Non è tornato a Genova… «Non ho avvertito il rilancio della città, anche se i temi erano tutti lì. Prima di tornare mi avevano invitato a partecipare al concorso per Ponte Parodi. In gara c’erano De Carlo, Koolhaas con Boeri. E stata una bella gara, fa sempre piacere quando vincono colleghi bravi (lo studio Un di Van Berkel & Bos). E un peccato però che Genova abbia dimostrato di non essere all’altezza di un cambiamento così importante. Come per l’Hennebique, non è successo nulla. Genova è bellissima, ha una costa straordinaria, ma è ferma nel “vorrei ma poi in realtà non lo faccio”. Negli ultimi decenni ha deciso di perdere, di non essere una protagonista, nonostante abbia grandissime potenzialità, al centro del Mediterraneo. La Foce è un grande parcheggio vuoto davanti al mare, la Sopraelevata è sempre al centro dei dibattiti. De Carlo la riteneva un grande segno della modernità, come fu anche il Ponte Morandi, tragicamente crollato. Scelte comunque coraggiose, nel bene e nel male».
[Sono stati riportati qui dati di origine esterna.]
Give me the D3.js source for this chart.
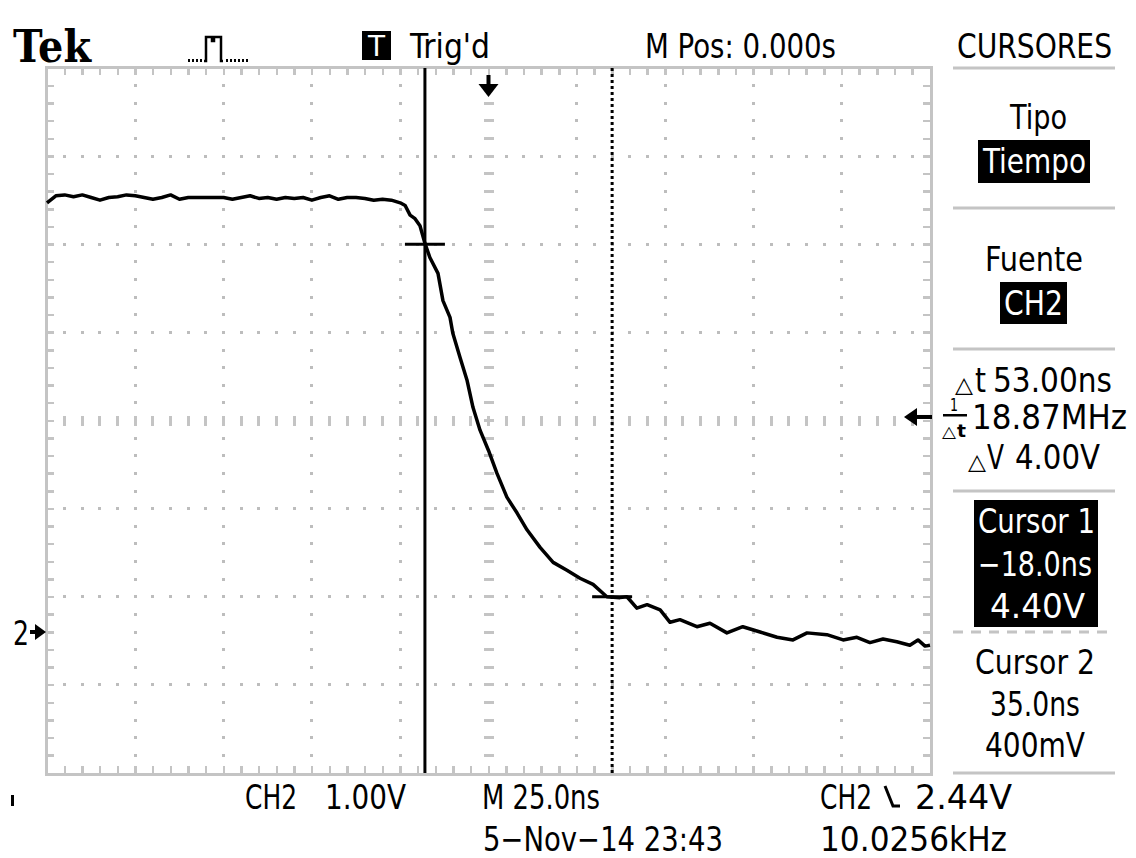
<!DOCTYPE html>
<html><head><meta charset="utf-8">
<script src="https://cdn.jsdelivr.net/npm/d3@7"></script>
<style>body{margin:0;background:#fff}svg{display:block}
text{font-family:"DejaVu Sans Condensed","Liberation Sans Narrow","DejaVu Sans",sans-serif;fill:#000}</style>
</head><body><svg id="c" width="1136" height="858"></svg>
<script>
// ---- data (CH2 trace, time in ns, volts) ----
const timeNs = [-125,-122.5,-120,-117.5,-115,-112.5,-110,-107.5,-105,-102.5,-100,-97.5,-95,-92.5,-90,-87.5,-85,-82.5,-80,-77.5,-75,-72.5,-70,-67.5,-65,-62.5,-60,-57.5,-55,-52.5,-50,-47.5,-45,-42.5,-40,-37.5,-35,-32.5,-30,-27.5,-25,-23.6,-22.2,-20.8,-19.4,-18,-16.6,-14.3,-12.9,-10.9,-10.1,-8.1,-6.1,-4.4,-2.4,0,2.4,5.2,8.1,10.9,14.6,18.3,22.2,25.9,29.6,33.5,37.2,39.2,42,44.9,48.6,51.4,54.2,59,62.7,67.5,72,76.9,81.7,86.2,90.2,95.8,100.4,104.3,108,111.7,115.6,119.3,121.6,123.6,125];
const voltsCh2 = [4.87,4.95,4.96,4.94,4.96,4.93,4.90,4.93,4.94,4.96,4.95,4.93,4.91,4.93,4.96,4.91,4.93,4.93,4.93,4.93,4.93,4.91,4.93,4.95,4.92,4.93,4.91,4.93,4.92,4.93,4.90,4.93,4.95,4.91,4.93,4.93,4.92,4.90,4.91,4.90,4.87,4.84,4.73,4.69,4.61,4.41,4.25,4.07,3.76,3.57,3.39,3.12,2.86,2.55,2.29,2.06,1.80,1.53,1.35,1.16,0.96,0.79,0.70,0.61,0.54,0.40,0.39,0.40,0.27,0.31,0.25,0.11,0.14,0.06,0.10,-0.01,0.06,0.00,-0.06,-0.09,-0.01,-0.03,-0.09,-0.06,-0.12,-0.08,-0.11,-0.15,-0.09,-0.16,-0.15];
const timeDomain = [-125, 125];      // 25 ns/div, M Pos 0
const voltDomain = [-1.6, 6.4];      // 1.00 V/div
const cursorTimes = [-18.0, 35.0];
const cursorVolts = [4.40, 0.40];
const triggerLevel = 2.44;
const topLabels = ["Trig'd", "M Pos: 0.000s", "CURSORES"];
const panelLabels = ["Tipo","Tiempo","Fuente","CH2","53.00ns","18.87MHz","4.00V","Cursor 1","\u221218.0ns","4.40V","Cursor 2","35.0ns","400mV"];
const bottomLabels = ["CH2","1.00V","M 25.0ns","CH2","2.44V","5\u2212Nov\u221214 23:43","10.0256kHz"];

const svg = d3.select("#c");
const L=47,R=930,T=68,B=773;
const x = d3.scaleLinear().domain(timeDomain).range([L,R]);
const y = d3.scaleLinear().domain(voltDomain).range([B,T]);
const grey="#c4c4c4", dotc="#bdbdbd";

// grid dots along major lines
const g = svg.append("g").attr("shape-rendering","crispEdges");
const majT = d3.range(-100,125,25).filter(t=>t!==0);
const majV = d3.range(-0.6,6.4,1).map(v=>+v.toFixed(1)).filter(v=>Math.abs(v-2.4)>0.01);
const minT = d3.range(-120,125,5), minV = d3.range(-1.4,6.4,0.2).map(v=>+v.toFixed(1));
majT.forEach(t=>minV.forEach(v=>g.append("rect").attr("x",x(t)-1.5).attr("y",y(v)-1.5).attr("width",3).attr("height",3).attr("fill",dotc)));
majV.forEach(v=>minT.forEach(t=>{ if(t!==0) g.append("rect").attr("x",x(t)-1.5).attr("y",y(v)-1.5).attr("width",3).attr("height",3).attr("fill",dotc);}));
// center cross with dashes
minV.forEach(v=>g.append("rect").attr("x",x(0)-5).attr("y",y(v)-1.5).attr("width",10).attr("height",3).attr("fill",grey));
minT.forEach(t=>g.append("rect").attr("x",x(t)-1.5).attr("y",y(2.4)-5).attr("width",3).attr("height",10).attr("fill",grey));
// border ticks
minT.forEach(t=>{g.append("rect").attr("x",x(t)-1).attr("y",T).attr("width",2.5).attr("height",7).attr("fill",grey);
  g.append("rect").attr("x",x(t)-1).attr("y",B-7).attr("width",2.5).attr("height",7).attr("fill",grey);});
minV.forEach(v=>{g.append("rect").attr("x",L).attr("y",y(v)-1).attr("width",7).attr("height",2.5).attr("fill",grey);
  g.append("rect").attr("x",R-7).attr("y",y(v)-1).attr("width",7).attr("height",2.5).attr("fill",grey);});
g.append("rect").attr("x",L-1).attr("y",T-1).attr("width",R-L+2).attr("height",B-T+2).attr("fill","none").attr("stroke",grey).attr("stroke-width",3);

// trace
svg.append("path").datum(timeNs.map((t,i)=>[t,voltsCh2[i]]))
  .attr("d",d3.line().x(d=>x(d[0])).y(d=>y(d[1])).curve(d3.curveLinear))
  .attr("fill","none").attr("stroke","#000").attr("stroke-width",3.5).attr("stroke-linejoin","round");

// cursors
svg.append("line").attr("x1",x(cursorTimes[0])).attr("x2",x(cursorTimes[0])).attr("y1",T).attr("y2",B).attr("stroke","#000").attr("stroke-width",3);
svg.append("line").attr("x1",x(cursorTimes[1])).attr("x2",x(cursorTimes[1])).attr("y1",T).attr("y2",B).attr("stroke","#000").attr("stroke-width",3).attr("stroke-dasharray","3,3");
cursorTimes.forEach((t,i)=>svg.append("line").attr("x1",x(t)-20).attr("x2",x(t)+20).attr("y1",y(cursorVolts[i])).attr("y2",y(cursorVolts[i])).attr("stroke","#000").attr("stroke-width",3));

// trigger position arrow (top)
const tx=x(0);
svg.append("rect").attr("x",tx-2).attr("y",75).attr("width",4).attr("height",12).attr("fill","#000");
svg.append("path").attr("d",`M${tx-10},84 L${tx+10},84 L${tx},97 Z`).attr("fill","#000");
// trigger level arrow (right)
const ty=y(triggerLevel);
svg.append("path").attr("d",`M904,${ty} L917,${ty-9} L917,${ty+9} Z`).attr("fill","#000");
svg.append("rect").attr("x",914).attr("y",ty-2).attr("width",18).attr("height",4).attr("fill","#000");
// channel ground marker
const gy=y(0);
svg.append("text").attr("x",13).attr("y",gy+13).attr("font-size",34).attr("textLength",16).attr("lengthAdjust","spacingAndGlyphs").text("2");
svg.append("path").attr("d",`M46,${gy} L35,${gy-8} L35,${gy+8} Z`).attr("fill","#000");
svg.append("rect").attr("x",30).attr("y",gy-2).attr("width",8).attr("height",4).attr("fill","#000");

// text helper
function txt(s,xx,yy,w,opt={}){
  const t=svg.append("text").attr("x",xx).attr("y",yy).attr("font-size",opt.size||34)
    .attr("textLength",w).attr("lengthAdjust","spacingAndGlyphs").text(s);
  if(opt.fill) t.style("fill",opt.fill);
  if(opt.family) t.style("font-family",opt.family);
  if(opt.weight) t.attr("font-weight",opt.weight);
  return t;
}
// top row
txt("Tek",13,62,78,{size:44,family:"'DejaVu Serif','Liberation Serif',serif",weight:"bold"});
// pulse icon
svg.append("path").attr("d","M204,61 L206,61 L206,37 L212,37 L212,41 L214,41 L214,37 L221,37 L221,61 L223,61")
  .attr("fill","none").attr("stroke","#000").attr("stroke-width",2.5);
[188,192,196,200,226,230,234,238,242,246].forEach(d=>svg.append("rect").attr("x",d).attr("y",59).attr("width",2).attr("height",3).attr("fill","#000"));
svg.append("rect").attr("x",362).attr("y",31).attr("width",29).attr("height",29).attr("fill","#000");
txt("T",368,56,17,{size:28,fill:"#fff"});
txt(topLabels[0],410,58,80);
txt(topLabels[1],645,58,191);
txt(topLabels[2],957,58,155);

// right panel separators
[68,208,349,491,773].forEach(v=>svg.append("rect").attr("x",953).attr("y",v-1.5).attr("width",162).attr("height",3).attr("fill",grey));
svg.append("line").attr("x1",953).attr("x2",1115).attr("y1",632).attr("y2",632).attr("stroke",grey).attr("stroke-width",3).attr("stroke-dasharray","10,8");

txt(panelLabels[0],1010,129,57);
svg.append("rect").attr("x",978).attr("y",140).attr("width",112).attr("height",43).attr("fill","#000");
txt(panelLabels[1],983,173,103,{fill:"#fff"});
txt(panelLabels[2],985,271,98);
svg.append("rect").attr("x",1000).attr("y",282).attr("width",67).attr("height",42).attr("fill","#000");
txt(panelLabels[3],1004,315,59,{fill:"#fff"});
// delta lines
txt("\u25B3",955,392,18,{size:22});
txt("t",975,392,11);
txt(panelLabels[4],993,392,119);
txt("1",950,411,8,{size:17});
svg.append("rect").attr("x",943).attr("y",414).attr("width",24).attr("height",2.5).attr("fill","#000");
txt("\u25B3",942,437,14,{size:16});
txt("t",957,437,9,{size:18,weight:"bold"});
txt(panelLabels[5],972,429,155);
txt("\u25B3",968,469,18,{size:22});
txt("V",987,469,17);
txt(panelLabels[6],1015,469,85);
svg.append("rect").attr("x",974).attr("y",500).attr("width",124).attr("height",127).attr("fill","#000");
txt(panelLabels[7],978,533,117,{fill:"#fff"});
txt(panelLabels[8],978,576,114,{fill:"#fff"});
txt(panelLabels[9],990,618,95,{fill:"#fff"});
txt(panelLabels[10],975,674,120);
txt(panelLabels[11],990,716,90);
txt(panelLabels[12],985,757,100);

// bottom
svg.append("rect").attr("x",11).attr("y",795).attr("width",3).attr("height",11).attr("fill","#000");
txt(bottomLabels[0],245,809,52);
txt(bottomLabels[1],325,809,81);
txt(bottomLabels[2],482,809,118);
txt(bottomLabels[3],820,809,52);
svg.append("path").attr("d","M885,786 L893,806 L900,806").attr("fill","none").attr("stroke","#000").attr("stroke-width",3);
txt(bottomLabels[4],915,809,97);
txt(bottomLabels[5],483,851,240);
txt(bottomLabels[6],820,851,187);
</script></body></html>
Come si esce dallo stallo? «Certe opere richiedono imprenditori e amministratori che ci credano. La politica deve essere visionaria, non amministrativa, non limitarsi a gestire la quotidianità. Un po’ bisogna sognare, che è ecologico ed economico… E poi bisogna che ci sia continuità amministrativa. L’urbanistica ha bisogno di tempi lunghi, serve un grande patto sociale».

Come mai ha scelto Bologna, alla fine? «Avevo un progetto nelle Marche, Bologna era l’aeroporto di riferimento. Ho trovato una città non ostile, accogliente. Purtroppo non c’è il mare, allora mi sfogo andando in barca a vela. Cercavo un posto dove le persone ti salutano, dove i rapporti sono più semplici. Alla Biennale di Venezia, al Padiglione Italia di cui sono stato curatore, ho voluto mostrare come l’Italia sia un paese speciale formato da un sistema di città in cui lavorano tanti giovani architetti bravi, che fanno un lavoro civico, reale».